━━━━━ RECORDS SHOWN ━━━━━
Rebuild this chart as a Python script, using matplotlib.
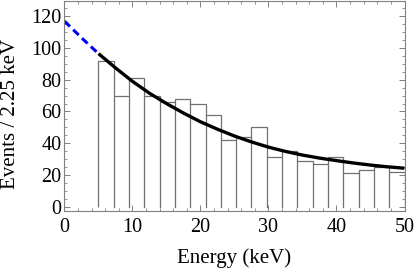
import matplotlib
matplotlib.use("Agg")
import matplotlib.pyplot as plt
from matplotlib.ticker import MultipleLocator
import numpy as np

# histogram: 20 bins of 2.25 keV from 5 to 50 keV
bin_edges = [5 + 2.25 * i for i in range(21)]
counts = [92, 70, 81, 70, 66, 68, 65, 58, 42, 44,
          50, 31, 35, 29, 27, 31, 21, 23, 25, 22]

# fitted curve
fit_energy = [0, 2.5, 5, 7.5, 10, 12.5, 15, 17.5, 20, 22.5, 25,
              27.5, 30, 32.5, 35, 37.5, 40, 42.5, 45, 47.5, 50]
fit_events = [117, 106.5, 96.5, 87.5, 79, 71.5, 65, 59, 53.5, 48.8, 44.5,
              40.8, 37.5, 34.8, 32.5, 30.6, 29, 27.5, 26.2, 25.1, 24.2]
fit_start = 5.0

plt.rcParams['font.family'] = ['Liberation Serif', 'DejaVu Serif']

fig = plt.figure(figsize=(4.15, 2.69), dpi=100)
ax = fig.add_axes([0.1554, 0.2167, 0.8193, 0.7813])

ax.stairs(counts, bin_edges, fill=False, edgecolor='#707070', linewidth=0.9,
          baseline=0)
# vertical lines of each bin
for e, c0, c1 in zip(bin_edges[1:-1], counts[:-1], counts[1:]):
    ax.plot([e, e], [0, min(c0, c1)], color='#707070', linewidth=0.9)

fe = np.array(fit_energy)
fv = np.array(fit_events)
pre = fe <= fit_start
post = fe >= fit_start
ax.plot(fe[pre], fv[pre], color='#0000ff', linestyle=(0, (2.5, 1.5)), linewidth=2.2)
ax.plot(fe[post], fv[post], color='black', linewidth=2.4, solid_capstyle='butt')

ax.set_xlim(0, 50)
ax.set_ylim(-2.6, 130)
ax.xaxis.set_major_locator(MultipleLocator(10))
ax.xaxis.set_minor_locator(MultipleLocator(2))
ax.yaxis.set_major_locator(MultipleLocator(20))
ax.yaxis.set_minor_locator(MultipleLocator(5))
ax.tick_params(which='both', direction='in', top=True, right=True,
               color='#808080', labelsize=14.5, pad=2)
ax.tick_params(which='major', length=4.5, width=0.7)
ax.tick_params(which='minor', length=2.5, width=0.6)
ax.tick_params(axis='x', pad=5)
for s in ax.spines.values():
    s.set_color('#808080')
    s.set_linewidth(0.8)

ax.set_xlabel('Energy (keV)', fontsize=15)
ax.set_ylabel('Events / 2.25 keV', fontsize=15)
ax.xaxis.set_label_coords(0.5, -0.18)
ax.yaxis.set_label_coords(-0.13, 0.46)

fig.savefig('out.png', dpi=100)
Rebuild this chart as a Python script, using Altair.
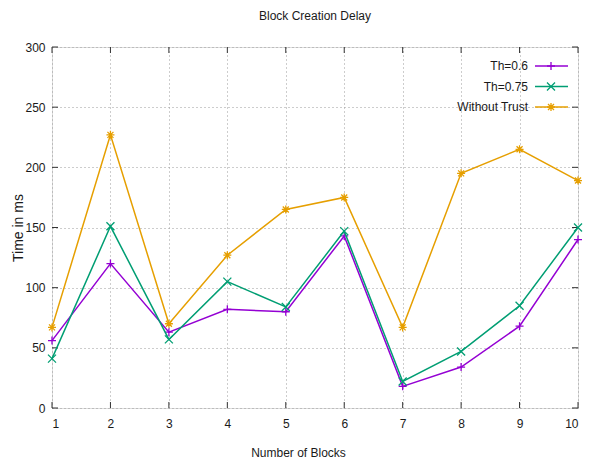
━━━━━
• _WHAT IS REQUIRED_
Start at the first line of the records and write out everything up to and including the line containing "color='black', linewidth=2.4, solid_capstyle='butt')". No pictures.

• _SOLUTION TO THE EXERCISE_
Rebuild this chart as a Python script, using matplotlib.
import matplotlib
matplotlib.use("Agg")
import matplotlib.pyplot as plt
from matplotlib.ticker import MultipleLocator
import numpy as np

# histogram: 20 bins of 2.25 keV from 5 to 50 keV
bin_edges = [5 + 2.25 * i for i in range(21)]
counts = [92, 70, 81, 70, 66, 68, 65, 58, 42, 44,
          50, 31, 35, 29, 27, 31, 21, 23, 25, 22]

# fitted curve
fit_energy = [0, 2.5, 5, 7.5, 10, 12.5, 15, 17.5, 20, 22.5, 25,
              27.5, 30, 32.5, 35, 37.5, 40, 42.5, 45, 47.5, 50]
fit_events = [117, 106.5, 96.5, 87.5, 79, 71.5, 65, 59, 53.5, 48.8, 44.5,
              40.8, 37.5, 34.8, 32.5, 30.6, 29, 27.5, 26.2, 25.1, 24.2]
fit_start = 5.0

plt.rcParams['font.family'] = ['Liberation Serif', 'DejaVu Serif']

fig = plt.figure(figsize=(4.15, 2.69), dpi=100)
ax = fig.add_axes([0.1554, 0.2167, 0.8193, 0.7813])

ax.stairs(counts, bin_edges, fill=False, edgecolor='#707070', linewidth=0.9,
          baseline=0)
# vertical lines of each bin
for e, c0, c1 in zip(bin_edges[1:-1], counts[:-1], counts[1:]):
    ax.plot([e, e], [0, min(c0, c1)], color='#707070', linewidth=0.9)

fe = np.array(fit_energy)
fv = np.array(fit_events)
pre = fe <= fit_start
post = fe >= fit_start
ax.plot(fe[pre], fv[pre], color='#0000ff', linestyle=(0, (2.5, 1.5)), linewidth=2.2)
ax.plot(fe[post], fv[post], color='black', linewidth=2.4, solid_capstyle='butt')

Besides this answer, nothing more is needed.